Questi risultati confermano sul campo quanto emerso da uno studio condotto sempre dai ricercatori di Perugia qualche tempo fa, che ha dimostrato che camminare per 4-5 chilometri al giorno tutti i giorni o andare regolarmente in bicicletta significa diminuire la pressione arteriosa di 10 millimetri di mercurio, la circonferenza vita di 4,5 centimetri, il peso di tre chili, la glicemia del 20 per cento, i grassi nel sangue del 30. Di conseguenza il rischio di infarto viene ridotto del 15 per cento e il rischio coronarico del 2,2.

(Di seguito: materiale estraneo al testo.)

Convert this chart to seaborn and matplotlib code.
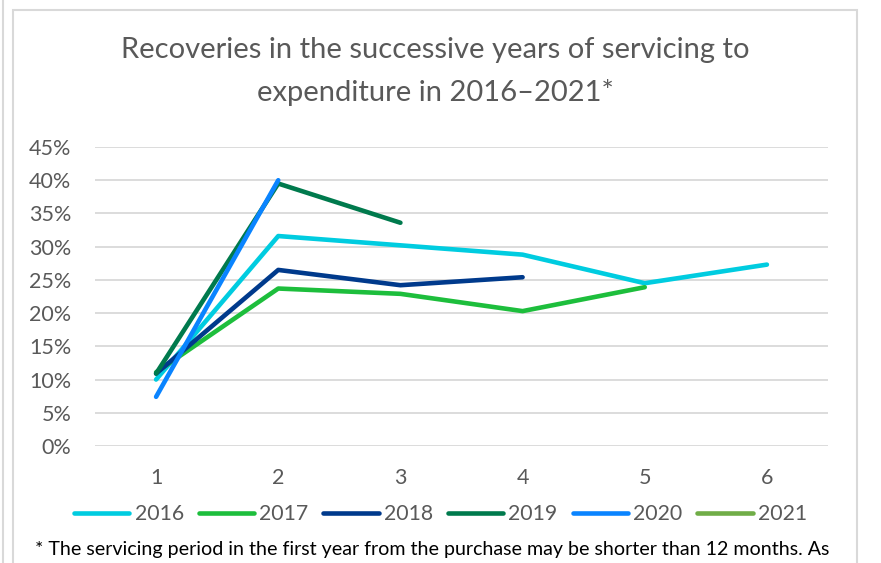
import numpy as np
import pandas as pd
import seaborn as sns
import matplotlib.pyplot as plt
from matplotlib.lines import Line2D
from matplotlib.patches import Rectangle
from matplotlib.ticker import PercentFormatter

# Recovery ratio (%) by year of servicing, per purchase year
service_years = [1, 2, 3, 4, 5, 6]
cohorts = ["2016", "2017", "2018", "2019", "2020", "2021"]
rec_2016 = [10.0, 31.6, 30.2, 28.8, 24.5, 27.3]
rec_2017 = [11.1, 23.7, 22.9, 20.3, 23.9]
rec_2018 = [10.9, 26.5, 24.2, 25.4]
rec_2019 = [10.9, 39.5, 33.6]
rec_2020 = [7.4, 40.0]
rec_2021 = [11.0]

series = [rec_2016, rec_2017, rec_2018, rec_2019, rec_2020, rec_2021]
colors = ["#00CCE0", "#1DBE3C", "#003A8C", "#007A4D", "#0A84FF", "#70AD47"]

rows = []
for name, vals in zip(cohorts, series):
    for yr, v in zip(service_years, vals):
        rows.append({"year": yr, "cohort": name, "value": v})
df = pd.DataFrame(rows)

sns.set_theme(style="white")
plt.rcParams["font.family"] = ["Lato", "DejaVu Sans"]

grey = "#595959"
fig = plt.figure(figsize=(8.81, 5.63), dpi=100)
ax = fig.add_axes([95 / 881, 1 - 446 / 563, (828 - 95) / 881, (446 - 147) / 563])

palette = dict(zip(cohorts, colors))
sns.lineplot(data=df, x="year", y="value", hue="cohort", hue_order=cohorts,
             palette=palette, linewidth=3.3, ax=ax, legend=False,
             solid_capstyle="round", solid_joinstyle="round")

ax.set_xlim(0.5, 6.5)
ax.set_ylim(0, 45)
ax.set_yticks(np.arange(0, 46, 5))
ax.set_xticks(service_years)
ax.yaxis.set_major_formatter(PercentFormatter(decimals=0))
ax.set_xlabel("")
ax.set_ylabel("")
ax.grid(axis="y", color="#D9D9D9", linewidth=1.3)
ax.grid(axis="x", visible=False)
ax.set_axisbelow(True)
for s in ax.spines.values():
    s.set_visible(False)
ax.tick_params(axis="both", length=0, labelsize=15.5, labelcolor=grey)
ax.tick_params(axis="y", pad=17)
ax.tick_params(axis="x", pad=16)

# Title
fig.text(0.494, 1 - 50 / 563, "Recoveries in the successive years of servicing to",
         ha="center", va="center", fontsize=21, color=grey)
fig.text(0.494, 1 - 93 / 563, "expenditure in 2016\u20132021*",
         ha="center", va="center", fontsize=21, color=grey)

# Legend
handles = [Line2D([0], [0], color=c, linewidth=3.3, solid_capstyle="round")
           for c in colors]
fig.legend(handles, cohorts, loc="center", bbox_to_anchor=(0.5, 1 - 514 / 563),
           ncol=6, frameon=False, fontsize=15.3, labelcolor=grey,
           handlelength=2.6, handletextpad=0.25, columnspacing=0.7)

# Footnote
fig.text(35 / 881, 1 - 549 / 563,
         "* The servicing period in the first year from the purchase may be shorter than 12 months. As",
         ha="left", va="center", fontsize=14.1, color="black")

# Chart frame
fig.patches.append(Rectangle((13 / 881, -0.05), (857 - 13) / 881, 1.05 - 10 / 563,
                             transform=fig.transFigure, fill=False,
                             edgecolor="#D9D9D9", linewidth=1.5))
fig.lines.append(Line2D([3 / 881, 3 / 881], [0, 1], transform=fig.transFigure,
                        color="#D9D9D9", linewidth=1.5))

fig.savefig("out.png", dpi=100)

Anche in Italia, paese di sportivi da salotto piuttosto che da campo, un incremento dell'attività fisica nei pazienti potrebbe consentire non solo di controllare meglio i valori di glicemia, ma anche di contribuire a ridurre la spesa. Basta convincere gli italiani a muoversi, visto che, secondo l'Istat, la percentuale di persone totalmente sedentarie nel nostro Paese varia dal 30 a quasi il 60 per cento con un chiaro gradiente Nord-Sud. Peccato, giacché, conclude De Feo, "oltre ai vantaggi sul metabolismo, nei pazienti migliorano il comportamento alimentare, perché le emozioni vengono gestite senza dover ricorrere al cibo, e la tendenza alla depressione. Di fatto, migliora tutta la qualità di vita del singolo paziente".